The World Bank recently released a report on business taxes titled Toward a More Business Friendly Tax Regime: Key Challenges in South Asia. In the report, the World Bank has warned that Pakistan has a disturbingly high tax rate for businesses. The tax rate is stated as unusually high for a nation from a developing region.
What Does The Report Say About Pakistan’s Corporate Tax Rate?
The report ranks Pakistan’s corporate tax rate as the third highest in the world. A similar trend was seen in several other developing countries from the South Asian region. World Bank’s report cites that “Corporate tax rates in South Asia are higher than those in other developing regions” due to a “narrow tax base” which has resulted in higher tax rates.
The Pakistani government continues to give tax incentives to privileged firms despite the small tax base nationwide. This approach benefits the few high-revenue businesses which are already settled in the market while deteriorating the overall investment environment in the country. This also puts extra pressure on the already small number of taxpayers, the report states.
A Look at Some Hard Facts and Figures Regarding Pakistan’s Tax Regime
According to State Bank of Pakistan (SBP), Pakistan’s tax-to-GDP ratio has remained within a range of 8.5% to 9.5% over the past 10 years. Out of all the cities in the country, Islamabad has the lowest tax-to-GDP ratio. Islamabad also holds the title of having the lowest tax-to-GDP ratio in the world.

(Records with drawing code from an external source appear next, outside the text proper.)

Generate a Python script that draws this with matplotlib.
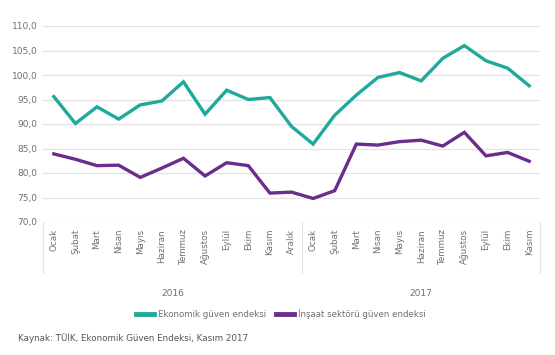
import matplotlib
matplotlib.use("Agg")
import matplotlib.pyplot as plt
import matplotlib.transforms as mtransforms

months = ["Ocak", "Şubat", "Mart", "Nisan", "Mayıs", "Haziran", "Temmuz",
          "Ağustos", "Eylül", "Ekim", "Kasım", "Aralık",
          "Ocak", "Şubat", "Mart", "Nisan", "Mayıs", "Haziran", "Temmuz",
          "Ağustos", "Eylül", "Ekim", "Kasım"]
years = ["2016", "2017"]
ekonomik = [95.6, 90.1, 93.5, 91.0, 93.9, 94.7, 98.6, 92.0, 96.9, 95.0, 95.4, 89.5,
            85.9, 91.8, 95.9, 99.5, 100.5, 98.8, 103.4, 106.0, 102.9, 101.4, 97.8]
insaat = [83.9, 82.8, 81.5, 81.6, 79.1, 81.0, 83.0, 79.4, 82.1, 81.5, 75.9, 76.1,
          74.8, 76.4, 85.9, 85.7, 86.4, 86.7, 85.5, 88.3, 83.5, 84.2, 82.4]
yticks = [70, 75, 80, 85, 90, 95, 100, 105, 110]

TEAL = "#1fa99a"
PURPLE = "#6b2c8c"
GRAY = "#707070"

fig = plt.figure(figsize=(5.55, 3.55), dpi=100)
ax = fig.add_axes([43/555, 1-222/355, (540-43)/555, (222-26)/355])

x = list(range(len(months)))
ax.plot(x, ekonomik, color=TEAL, lw=2.4, solid_joinstyle="miter",
        label="Ekonomik güven endeksi", zorder=3)
ax.plot(x, insaat, color=PURPLE, lw=2.4, solid_joinstyle="miter",
        label="İnşaat sektörü güven endeksi", zorder=3)

ax.set_xlim(-0.5, len(months) - 0.5)
ax.set_ylim(70, 110)
ax.set_yticks(yticks)
ax.set_yticklabels([f"{v:.1f}".replace(".", ",") for v in yticks],
                   fontsize=6.5, color=GRAY)
ax.yaxis.grid(True, color="#e3e3e3", lw=0.9)
ax.set_axisbelow(True)
for s in ax.spines.values():
    s.set_visible(False)
ax.tick_params(axis="both", length=0)
ax.tick_params(axis="y", pad=4)

ax.set_xticks(x)
ax.set_xticklabels(months, rotation=90, fontsize=6.3, color=GRAY, va="top")
ax.tick_params(axis="x", pad=5)

trans = mtransforms.blended_transform_factory(ax.transData, ax.transAxes)
for xv in [-0.5, 11.5, len(months) - 0.5]:
    ax.plot([xv, xv], [0, -0.26], transform=trans, color="#e3e3e3",
            lw=0.9, clip_on=False)

ax.text(5.5, -0.365, years[0], transform=trans, ha="center", va="center",
        fontsize=6.5, color=GRAY)
ax.text(17.0, -0.365, years[1], transform=trans, ha="center", va="center",
        fontsize=6.5, color=GRAY)

fig.legend(loc="center", bbox_to_anchor=(281/555, 1-314/355), ncol=2,
           frameon=False, fontsize=6.2, handlelength=2.0, handletextpad=0.5,
           columnspacing=1.2, labelcolor=GRAY)
for lh in fig.legends[0].get_lines():
    lh.set_linewidth(3.5)

fig.text(18/555, 1-338/355, "Kaynak: TÜİK, Ekonomik Güven Endeksi, Kasım 2017",
         fontsize=6.3, color="#555555", va="center", ha="left")

fig.savefig("out.png", dpi=100)
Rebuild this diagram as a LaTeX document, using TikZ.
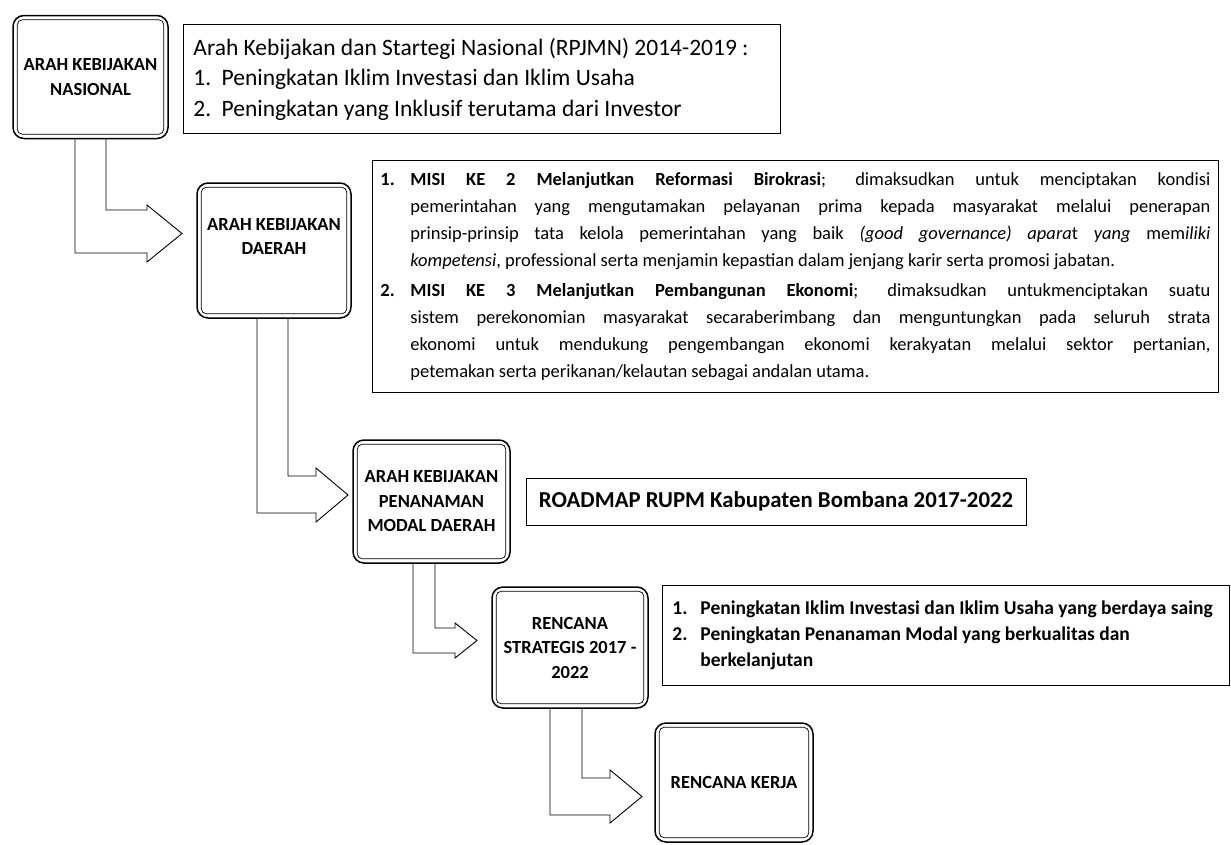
\documentclass[tikz,border=0pt]{standalone}
\usepackage{fontspec}
\setmainfont{Carlito}
\usetikzlibrary{calc}
\pgfdeclarelayer{bg}
\pgfsetlayers{bg,main}
\newcommand{\bentarr}[9]{\draw[barrow] (#1,#3) -- (#1,#5) -- (#6,#5) -- (#6,#8) -- (#9,{(#7+#8)/2}) -- (#6,#7) -- (#6,#4) -- (#2,#4) -- (#2,#3) -- cycle;}
\begin{document}
\begin{tikzpicture}[x=1pt,y=-1pt,
  labelbox/.style={draw, line width=1.5pt, rounded corners=11pt, fill=white, align=center,
    font=\fontsize{18.5}{24.5}\selectfont\bfseries, inner sep=0pt},
  textbox/.style={draw, line width=0.9pt, anchor=north west, inner ysep=0pt, fill=white},
  barrow/.style={draw, line width=0.9pt, fill=white, line join=miter},
  innerline/.style={line width=0.7pt, rounded corners=5pt}
]
\useasboundingbox (0,0) rectangle (1231,844);
\begin{pgfonlayer}{bg}
\fill[white] (0,0) rectangle (1231,844);
\end{pgfonlayer}

% label boxes
\node[labelbox, minimum width=155pt, minimum height=123pt] (A) at (90.5,77) {ARAH KEBIJAKAN\\NASIONAL};
\node[labelbox, minimum width=154pt, minimum height=135pt] (B) at (274,250.5) {ARAH KEBIJAKAN\\DAERAH\\[4pt]};
\node[labelbox, minimum width=157pt, minimum height=123pt] (C) at (431.5,501.5) {ARAH KEBIJAKAN\\PENANAMAN\\MODAL DAERAH};
\node[labelbox, minimum width=156pt, minimum height=121pt] (D) at (570,647.5) {RENCANA\\STRATEGIS 2017 -\\2022};
\node[labelbox, minimum width=158pt, minimum height=119pt] (E) at (734,782.5) {RENCANA KERJA};
\foreach \n in {A,B,C,D,E}
  \draw[innerline] ([xshift=5pt,yshift=-5pt]\n.north west) rectangle ([xshift=-5pt,yshift=5pt]\n.south east);

% text boxes
\node[textbox, inner xsep=10pt, text width=577pt, minimum height=109pt, align=flush left,
  font=\fontsize{23.5}{30.5}\selectfont] (T1) at (183,24)
  {Arah Kebijakan dan Startegi Nasional (RPJMN) 2014-2019 :\\
   \makebox[1.2em][l]{1.}Peningkatan Iklim Investasi dan Iklim Usaha\\
   \makebox[1.2em][l]{2.}Peningkatan yang Inklusif terutama dari Investor};

\node[textbox, inner xsep=8pt, text width=830pt, minimum height=232pt, align=justify,
  font=\fontsize{18.5}{27}\selectfont] (T2) at (372,160)
  {\hyphenpenalty=10000\emergencystretch=20pt
   \hangindent=30pt\hangafter=1\noindent\makebox[30pt][l]{\textbf{1.}}\textbf{MISI KE 2 Melanjutkan Reformasi Birokrasi}; dimaksudkan untuk menciptakan kondisi\linebreak
   pemerintahan yang mengutamakan pelayanan prima kepada masyarakat melalui penerapan\linebreak
   prinsip-prinsip tata kelola pemerintahan yang baik \textit{(good governance) apara}t \textit{yang} mem\textit{iliki}\linebreak
   \textit{kompetensi}, professional serta menjamin kepastian dalam jenjang karir serta promosi jabatan.\par
   \vspace{3pt}
   \hangindent=30pt\hangafter=1\noindent\makebox[30pt][l]{\textbf{2.}}\textbf{MISI KE 3 Melanjutkan Pembangunan Ekonomi}; dimaksudkan untukmenciptakan suatu\linebreak
   sistem perekonomian masyarakat secaraberimbang dan menguntungkan pada seluruh strata\linebreak
   ekonomi untuk mendukung pengembangan ekonomi kerakyatan melalui sektor pertanian,\linebreak
   petemakan serta perikanan/kelautan sebagai andalan utama.\par\vspace{-13pt}};

\node[draw, line width=0.9pt, fill=white, minimum width=500pt, minimum height=47pt, inner sep=0pt,
  font=\fontsize{22.8}{27}\selectfont\bfseries] (T3) at (776,501.5)
  {ROADMAP RUPM Kabupaten Bombana 2017-2022};

\node[textbox, inner xsep=0pt, text width=567pt, minimum height=100pt, align=flush left,
  font=\fontsize{19.5}{26}\selectfont\bfseries] (T4) at (662,585)
  {\leftskip=10pt\hyphenpenalty=10000
   \hangindent=28pt\hangafter=1\noindent\makebox[28pt][l]{1.}\mbox{Peningkatan Iklim Investasi dan Iklim Usaha yang berdaya saing}\par
   \hangindent=28pt\hangafter=1\noindent\makebox[28pt][l]{2.}Peningkatan Penanaman Modal yang berkualitas dan\break berkelanjutan\par};

% bent arrows
\begin{pgfonlayer}{bg}
\bentarr{75}{106}{138}{210}{253}{147}{205}{262}{182}
\bentarr{257}{288}{318}{476}{513}{316}{468}{522}{348}
\bentarr{413}{435}{563}{628}{653}{455}{623}{658}{477}
\bentarr{550}{582}{708}{778}{815}{610}{770}{823}{642}
\end{pgfonlayer}
\end{tikzpicture}
\end{document}
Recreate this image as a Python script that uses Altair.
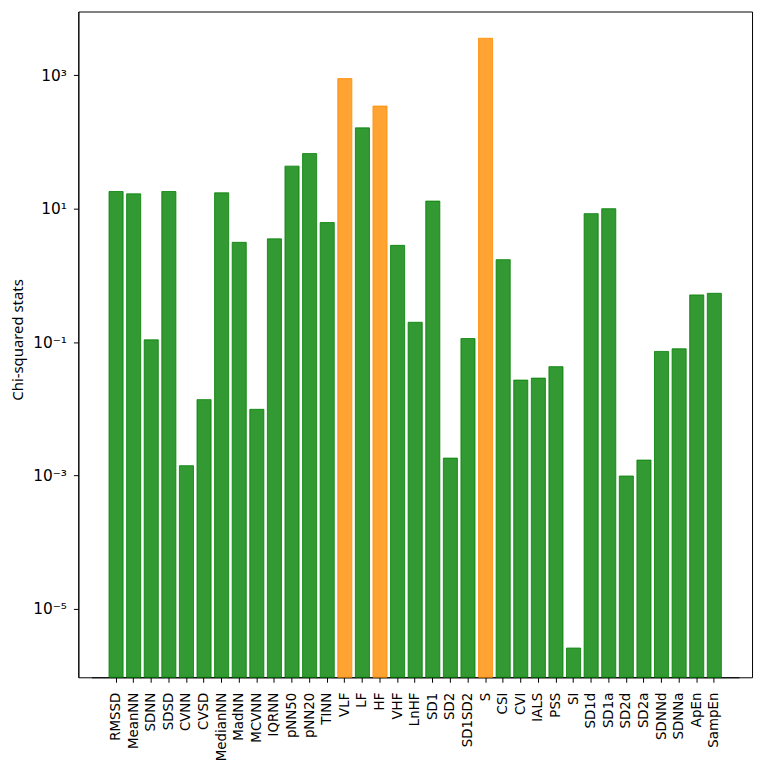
import math
import altair as alt
import pandas as pd

names = ["RMSSD", "MeanNN", "SDNN", "SDSD", "CVNN", "CVSD", "MedianNN", "MadNN",
         "MCVNN", "IQRNN", "pNN50", "pNN20", "TINN", "VLF", "LF", "HF", "VHF",
         "LnHF", "SD1", "SD2", "SD1SD2", "S", "CSI", "CVI", "IALS", "PSS", "SI",
         "SD1d", "SD1a", "SD2d", "SD2a", "SDNNd", "SDNNa", "ApEn", "SampEn"]
values = [18.1, 16.7, 0.108, 18.1, 0.0014, 0.0137, 17.3, 3.13,
          0.0098, 3.53, 43.5, 67.0, 6.2, 893.0, 163.0, 346.0, 2.82,
          0.198, 13.0, 0.00182, 0.113, 3600.0, 1.72, 0.0269, 0.0288, 0.0428, 2.58e-6,
          8.43, 10.0, 0.00098, 0.0017, 0.0724, 0.0793, 0.509, 0.539]
highlighted = ["VLF", "HF", "S"]
groups = ["high" if n in highlighted else "low" for n in names]

group_domain = ["low", "high"]
group_colors = ["#008000", "#FF8C00"]

y_domain = [9.4e-7, 9060]
y_tick_values = [1e-5, 1e-3, 1e-1, 10, 1000]
y_tick_labels = ["10⁻⁵", "10⁻³", "10⁻¹", "10¹", "10³"]

df = pd.DataFrame({"name": names, "value": values, "group": groups})

label_expr = ""
for v, l in zip(y_tick_values, y_tick_labels):
    label_expr += f"round(log(datum.value)/LN10) == {int(round(math.log10(v)))} ? '{l}' : "
label_expr += "''"

color_scale = alt.Scale(domain=group_domain, range=group_colors)

chart = alt.Chart(df).mark_bar(
    fillOpacity=0.8, strokeOpacity=0.8, strokeWidth=1
).encode(
    x=alt.X("name:N", sort=names,
            scale=alt.Scale(paddingInner=0.2, paddingOuter=1, range=[13.2, 666.8]),
            axis=alt.Axis(title=None, labelAngle=270, labelFont="DejaVu Sans",
                          labelFontSize=13.5, labelColor="black", tickSize=5,
                          tickColor="black", domainColor="black", labelPadding=10,
                          tickWidth=1, domainWidth=1, grid=False)),
    y=alt.Y("value:Q",
            scale=alt.Scale(type="log", domain=y_domain, nice=False),
            axis=alt.Axis(title="Chi-squared stats", values=y_tick_values,
                          labelExpr=label_expr, labelFont="DejaVu Sans",
                          labelFontSize=15.5, labelColor="black", tickSize=5,
                          tickColor="black", domainColor="black", labelPadding=7,
                          tickWidth=1, domainWidth=1, grid=False,
                          titleFont="Noto Sans", titleFontSize=15,
                          titleFontWeight="normal", titleColor="black",
                          titleX=-68, titleY=331, titleAngle=270,
                          titleAlign="center", titleBaseline="top")),
    y2=alt.Y2(datum=y_domain[0]),
    color=alt.Color("group:N", scale=color_scale, legend=None),
    stroke=alt.Stroke("group:N", scale=color_scale, legend=None),
).properties(
    width=680, height=672,
    autosize=alt.AutoSizeParams(type="none"),
    padding={"left": 71, "top": 0, "right": 5, "bottom": 86},
).configure_view(stroke="black", strokeWidth=1)

chart.save("out.html", embed_options={"renderer": "svg", "actions": False})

World Bank’s report says that despite having such a big population, only 1.2 million individuals and firms file their income tax returns in Pakistan. Half of these tax filers are from the corporate sector. About 118,000 firms are enrolled to pay sales taxes, however, only 15,000 actually pay any tax at all.
Pakistan’s tax-to-GDP ratio has remained within a range of 8.5% to 9.5% over the past 10 years.
Pakistani government offers $4.7 billion worth of subsidies on different forms of direct and indirect taxes, which is about 2 percent of the country’s GDP. The report notes that these incentives and subsidies are not targeted to address market failures so they produce little benefit.
The policy paper, compiled by Anna Reva (Operations officer at the World Bank’s Poverty Reduction and Equity Department), discusses issues residing in the structure and administration of corporate taxes in the South Asian region including Pakistan. The report notes that, throughout the region, select industries and firms are offered exemptions and concessions, while different indirect taxes are levied and industries have to comply with high taxes.
Global average corporate tax is about 24 percent, which increases to 32 percent in the South Asian region. Pakistan has an even higher 34 percent corporate income tax rate.
High business taxes discourage investment due to decrease in revenue and an increase in sales taxes reduces spending. The report also urges the Pakistani government to make the tax payment process easier. For comparison’s sake, in some countries, it takes companies 12 payments and 175 man-hours on tax regulations while in Pakistan, firms make 47 payments and spend 74 business days each year. The government should promote a positive trend of buying and investment by reducing taxes to the lowest possible level and making the process easier, states the report.